**WHAT TO DO:**
Reproduce the section of the listing that begins at the line containing "Recreate this image" and finishes at the line containing "2072, 1937, 1715]". Include both end lines and nothing beyond them.

········

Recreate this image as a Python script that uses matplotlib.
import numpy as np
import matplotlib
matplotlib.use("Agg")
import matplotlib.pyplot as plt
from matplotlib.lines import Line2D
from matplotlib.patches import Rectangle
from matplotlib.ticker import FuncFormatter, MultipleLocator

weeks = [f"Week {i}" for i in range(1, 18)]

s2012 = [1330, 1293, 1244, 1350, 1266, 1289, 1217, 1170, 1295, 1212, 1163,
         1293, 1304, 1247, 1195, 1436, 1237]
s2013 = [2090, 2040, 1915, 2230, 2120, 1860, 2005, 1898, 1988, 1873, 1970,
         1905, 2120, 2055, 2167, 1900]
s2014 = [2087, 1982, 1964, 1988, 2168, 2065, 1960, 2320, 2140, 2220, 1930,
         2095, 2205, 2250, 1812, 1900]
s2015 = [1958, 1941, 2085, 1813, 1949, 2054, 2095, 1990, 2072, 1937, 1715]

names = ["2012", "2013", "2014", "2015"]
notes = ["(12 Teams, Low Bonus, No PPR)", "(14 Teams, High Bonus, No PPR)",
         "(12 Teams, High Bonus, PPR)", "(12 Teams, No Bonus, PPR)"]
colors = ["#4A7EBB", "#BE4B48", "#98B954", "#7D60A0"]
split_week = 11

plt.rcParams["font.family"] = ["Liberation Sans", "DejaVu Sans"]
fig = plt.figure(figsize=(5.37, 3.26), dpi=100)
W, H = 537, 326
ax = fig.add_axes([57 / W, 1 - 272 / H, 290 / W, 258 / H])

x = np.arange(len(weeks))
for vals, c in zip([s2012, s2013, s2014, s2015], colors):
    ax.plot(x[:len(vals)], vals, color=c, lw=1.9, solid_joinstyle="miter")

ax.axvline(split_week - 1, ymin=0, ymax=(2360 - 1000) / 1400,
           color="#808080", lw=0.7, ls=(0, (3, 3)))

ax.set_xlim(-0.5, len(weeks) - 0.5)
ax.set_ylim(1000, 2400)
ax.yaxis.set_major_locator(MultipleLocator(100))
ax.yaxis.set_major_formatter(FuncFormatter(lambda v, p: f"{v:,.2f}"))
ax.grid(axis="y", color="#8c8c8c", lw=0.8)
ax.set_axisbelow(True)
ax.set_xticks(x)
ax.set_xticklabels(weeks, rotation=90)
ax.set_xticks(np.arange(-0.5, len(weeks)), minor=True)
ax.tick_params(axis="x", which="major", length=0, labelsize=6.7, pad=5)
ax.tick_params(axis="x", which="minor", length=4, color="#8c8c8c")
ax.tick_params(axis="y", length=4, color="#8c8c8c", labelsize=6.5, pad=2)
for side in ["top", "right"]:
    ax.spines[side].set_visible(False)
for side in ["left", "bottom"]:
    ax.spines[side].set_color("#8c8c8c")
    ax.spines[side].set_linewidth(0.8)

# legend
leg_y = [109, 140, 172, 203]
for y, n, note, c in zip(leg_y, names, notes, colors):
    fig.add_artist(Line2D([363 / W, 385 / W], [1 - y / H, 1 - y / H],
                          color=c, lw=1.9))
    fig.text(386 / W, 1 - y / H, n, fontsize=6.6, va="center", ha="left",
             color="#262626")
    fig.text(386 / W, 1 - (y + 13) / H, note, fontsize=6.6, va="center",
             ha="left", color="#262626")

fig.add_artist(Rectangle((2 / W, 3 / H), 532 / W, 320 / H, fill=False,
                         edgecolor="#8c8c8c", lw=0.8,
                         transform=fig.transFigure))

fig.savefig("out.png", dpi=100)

········

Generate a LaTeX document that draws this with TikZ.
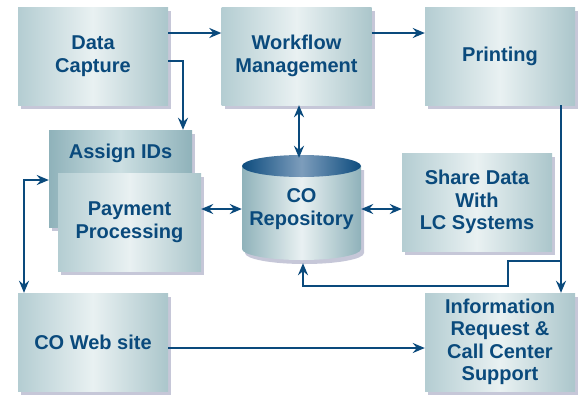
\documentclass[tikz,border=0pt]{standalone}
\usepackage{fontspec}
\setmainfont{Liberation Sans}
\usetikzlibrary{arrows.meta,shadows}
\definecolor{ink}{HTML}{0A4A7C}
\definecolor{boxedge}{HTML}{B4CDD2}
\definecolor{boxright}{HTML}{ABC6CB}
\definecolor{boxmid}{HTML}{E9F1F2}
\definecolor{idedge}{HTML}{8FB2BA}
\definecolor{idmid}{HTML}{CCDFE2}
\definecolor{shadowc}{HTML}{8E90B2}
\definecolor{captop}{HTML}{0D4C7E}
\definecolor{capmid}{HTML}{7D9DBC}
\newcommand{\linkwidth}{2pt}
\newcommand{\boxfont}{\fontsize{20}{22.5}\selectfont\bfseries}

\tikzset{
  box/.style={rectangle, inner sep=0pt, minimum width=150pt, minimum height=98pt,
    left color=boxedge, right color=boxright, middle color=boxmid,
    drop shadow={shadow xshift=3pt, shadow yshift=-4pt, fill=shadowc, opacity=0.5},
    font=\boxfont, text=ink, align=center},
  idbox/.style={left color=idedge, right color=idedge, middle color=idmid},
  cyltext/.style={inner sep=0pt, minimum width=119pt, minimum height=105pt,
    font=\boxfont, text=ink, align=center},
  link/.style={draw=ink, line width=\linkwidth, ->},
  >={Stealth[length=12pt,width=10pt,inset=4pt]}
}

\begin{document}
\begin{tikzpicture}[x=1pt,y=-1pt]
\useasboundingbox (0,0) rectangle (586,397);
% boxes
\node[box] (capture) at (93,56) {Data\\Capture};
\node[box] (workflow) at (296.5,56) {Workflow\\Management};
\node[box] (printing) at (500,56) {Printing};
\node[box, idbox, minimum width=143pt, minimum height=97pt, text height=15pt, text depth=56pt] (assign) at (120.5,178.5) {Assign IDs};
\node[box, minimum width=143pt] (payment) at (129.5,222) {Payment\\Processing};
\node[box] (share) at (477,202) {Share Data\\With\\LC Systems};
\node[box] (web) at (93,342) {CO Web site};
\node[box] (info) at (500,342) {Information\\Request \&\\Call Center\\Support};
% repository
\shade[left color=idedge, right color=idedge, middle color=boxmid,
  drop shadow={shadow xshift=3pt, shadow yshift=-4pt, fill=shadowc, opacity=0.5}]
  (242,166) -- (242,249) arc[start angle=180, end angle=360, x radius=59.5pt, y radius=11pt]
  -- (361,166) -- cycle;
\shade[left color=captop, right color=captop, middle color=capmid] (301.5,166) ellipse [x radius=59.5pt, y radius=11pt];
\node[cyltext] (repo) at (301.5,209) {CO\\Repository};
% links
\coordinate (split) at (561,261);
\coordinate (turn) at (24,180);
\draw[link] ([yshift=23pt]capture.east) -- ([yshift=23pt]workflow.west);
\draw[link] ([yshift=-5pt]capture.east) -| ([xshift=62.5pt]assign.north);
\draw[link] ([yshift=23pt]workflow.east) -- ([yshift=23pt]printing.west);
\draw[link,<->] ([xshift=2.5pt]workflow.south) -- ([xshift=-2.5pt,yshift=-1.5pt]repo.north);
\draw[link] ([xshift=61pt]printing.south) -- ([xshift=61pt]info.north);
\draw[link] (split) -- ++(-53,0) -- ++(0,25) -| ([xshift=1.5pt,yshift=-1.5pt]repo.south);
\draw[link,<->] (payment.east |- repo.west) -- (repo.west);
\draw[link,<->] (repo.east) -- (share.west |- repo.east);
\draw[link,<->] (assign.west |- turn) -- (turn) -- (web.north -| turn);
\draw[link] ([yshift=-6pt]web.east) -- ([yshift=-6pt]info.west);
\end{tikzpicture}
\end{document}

········

**WORKED SOLUTION:**
Recreate this image as a Python script that uses matplotlib.
import numpy as np
import matplotlib
matplotlib.use("Agg")
import matplotlib.pyplot as plt
from matplotlib.lines import Line2D
from matplotlib.patches import Rectangle
from matplotlib.ticker import FuncFormatter, MultipleLocator

weeks = [f"Week {i}" for i in range(1, 18)]

s2012 = [1330, 1293, 1244, 1350, 1266, 1289, 1217, 1170, 1295, 1212, 1163,
         1293, 1304, 1247, 1195, 1436, 1237]
s2013 = [2090, 2040, 1915, 2230, 2120, 1860, 2005, 1898, 1988, 1873, 1970,
         1905, 2120, 2055, 2167, 1900]
s2014 = [2087, 1982, 1964, 1988, 2168, 2065, 1960, 2320, 2140, 2220, 1930,
         2095, 2205, 2250, 1812, 1900]
s2015 = [1958, 1941, 2085, 1813, 1949, 2054, 2095, 1990, 2072, 1937, 1715]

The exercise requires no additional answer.